In May, the Environmental Protection Agency proposed new rules that would limit even more emissions from coal and natural gas power plants.
“At the end of the day, it’s really imperative that we move past coal from a climate perspective,” Schuster said. “And it’s not just incompatible with net zero emissions [goals]. But it’s also really inevitable from an economic perspective because coal plants like Homer City that are over 50 years old are obsolete technology and just not as efficient as other, cleaner ways of generating electricity at this point.”
The plant’s CEO, William A. Wexler, said in a statement in April that Homer City would close “by July 1,” but efforts to reach the company for the exact date were unsuccessful.
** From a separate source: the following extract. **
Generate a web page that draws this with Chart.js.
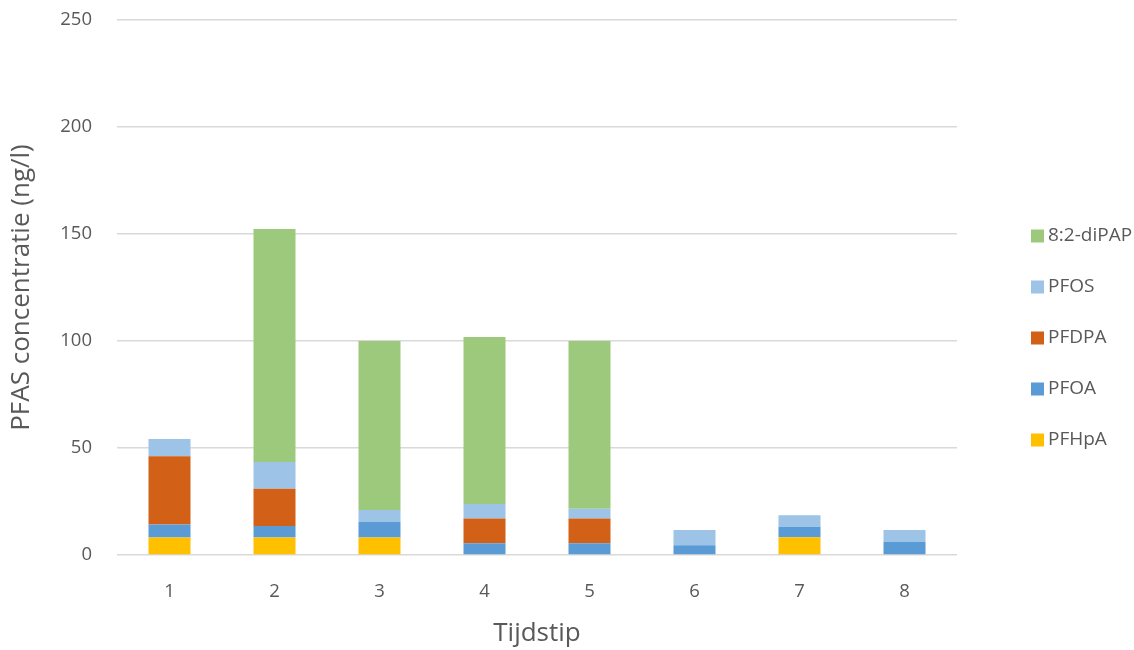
<!DOCTYPE html>
<html>
<head>
<meta charset="utf-8">
<script src="https://cdn.jsdelivr.net/npm/chart.js@4"></script>
<style>
  html, body { margin: 0; padding: 0; background: #ffffff; }
  #wrap { width: 1134px; height: 650px; position: relative; }
</style>
</head>
<body>
<div id="wrap"><canvas id="c" width="1134" height="650"></canvas></div>
<script>
// Sampling moments
const tijdstippen = ['1', '2', '3', '4', '5', '6', '7', '8'];

// Concentrations per compound (ng/l), stacked bottom to top
const pfhpa   = [8.2, 8.2, 8.2, 0,    0,    0,   8.3, 0];
const pfoa    = [6.0, 5.4, 7.2, 5.5,  5.5,  4.5, 4.9, 6.1];
const pfdpa   = [32.0, 17.4, 0, 11.5, 11.5, 0,   0,   0];
const pfos    = [8.0, 12.5, 5.6, 6.8, 4.6,  7.2, 5.4, 5.6];
const dipap   = [0, 108.8, 79.0, 78.1, 78.4, 0,  0,   0];

const yTicks = [0, 50, 100, 150, 200, 250];

const textColor = '#595959';
const fontFamily = '"Open Sans", "Noto Sans", sans-serif';

// Legend drawn on the right, top entry = top of stack
const legendPlugin = {
  id: 'sideLegend',
  afterDraw(chart) {
    const ctx = chart.ctx;
    const items = chart.data.datasets.slice().reverse();
    const x0 = 1031, y0 = 236, step = 51, box = 13;
    ctx.save();
    ctx.font = '19px ' + fontFamily;
    ctx.textBaseline = 'middle';
    ctx.textAlign = 'left';
    items.forEach((ds, i) => {
      const y = y0 + i * step;
      ctx.fillStyle = ds.backgroundColor;
      ctx.fillRect(x0, y - box / 2, box, box);
      ctx.fillStyle = textColor;
      ctx.fillText(ds.label, x0 + box + 4, y);
    });
    ctx.restore();
  }
};

new Chart(document.getElementById('c'), {
  type: 'bar',
  data: {
    labels: tijdstippen,
    datasets: [
      { label: 'PFHpA',     data: pfhpa, backgroundColor: '#FFC000' },
      { label: 'PFOA',      data: pfoa,  backgroundColor: '#5B9BD5' },
      { label: 'PFDPA',     data: pfdpa, backgroundColor: '#D26016' },
      { label: 'PFOS',      data: pfos,  backgroundColor: '#9DC3E6' },
      { label: '8:2-diPAP', data: dipap, backgroundColor: '#9CC97B' }
    ]
  },
  options: {
    responsive: false,
    animation: false,
    layout: { padding: { top: 20, right: 177, left: 0, bottom: 0 } },
    datasets: { bar: { categoryPercentage: 1.0, barPercentage: 0.4, borderWidth: 0 } },
    plugins: {
      legend: { display: false },
      tooltip: { enabled: false }
    },
    scales: {
      x: {
        stacked: true,
        grid: { display: false, drawTicks: false },
        border: { display: false },
        ticks: { color: textColor, font: { family: fontFamily, size: 18.5 }, padding: 26 },
        title: { display: true, text: 'Tijdstip', color: textColor,
                 font: { family: fontFamily, size: 26 }, padding: { top: 0, bottom: 1 } },
        afterFit(scale) {
          scale.height = 95;
          scale.paddingLeft = 0; scale.paddingRight = 0;
        }
      },
      y: {
        stacked: true,
        min: 0,
        max: 250,
        afterBuildTicks(scale) { scale.ticks = yTicks.map(v => ({ value: v })); },
        grid: { color: '#D9D9D9', lineWidth: 1.5, drawTicks: false },
        border: { display: false },
        ticks: { color: textColor, font: { family: fontFamily, size: 18.5 }, padding: 25 },
        title: { display: true, text: 'PFAS concentratie (ng/l)', color: textColor,
                 font: { family: fontFamily, size: 26 }, padding: { top: 6, bottom: 0 } },
        afterFit(scale) {
          scale.width = 117;
          scale.paddingTop = 0; scale.paddingBottom = 0;
        }
      }
    }
  },
  plugins: [legendPlugin]
});
</script>
</body>
</html>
The decision, Wexler said, was based on factors including “the low price of natural gas, a dramatic spike in the cost of its ongoing coal supply, unseasonably warm winters, and increasingly stringent environmental regulations.”
The switch to natural gas from coal has some predicting a similar shift in the coming decades when new natural gas plants begin to age.
Joe Minott, executive director of The Clean Air Council, says while natural gas is replacing the state’s coal powered plants, the future is in renewables like wind, solar, and geothermal energy.
“The same thing is going to happen to gas over the next 10 to 15 years,” Minott said. “What’s frustrating to me is the lack of foresight by our elected leaders to see where the future is going. And they’re hanging on for dear life to a technology that is just no longer as relevant in this century, certainly towards the end of the century.”
But the effort involved in mothballing our current energy infrastructure and building a new system to encompass those renewable sources is “seismic,” according to Emily Grubert, an associate professor at Notre Dame who is both a civil engineer and environmental sociologist.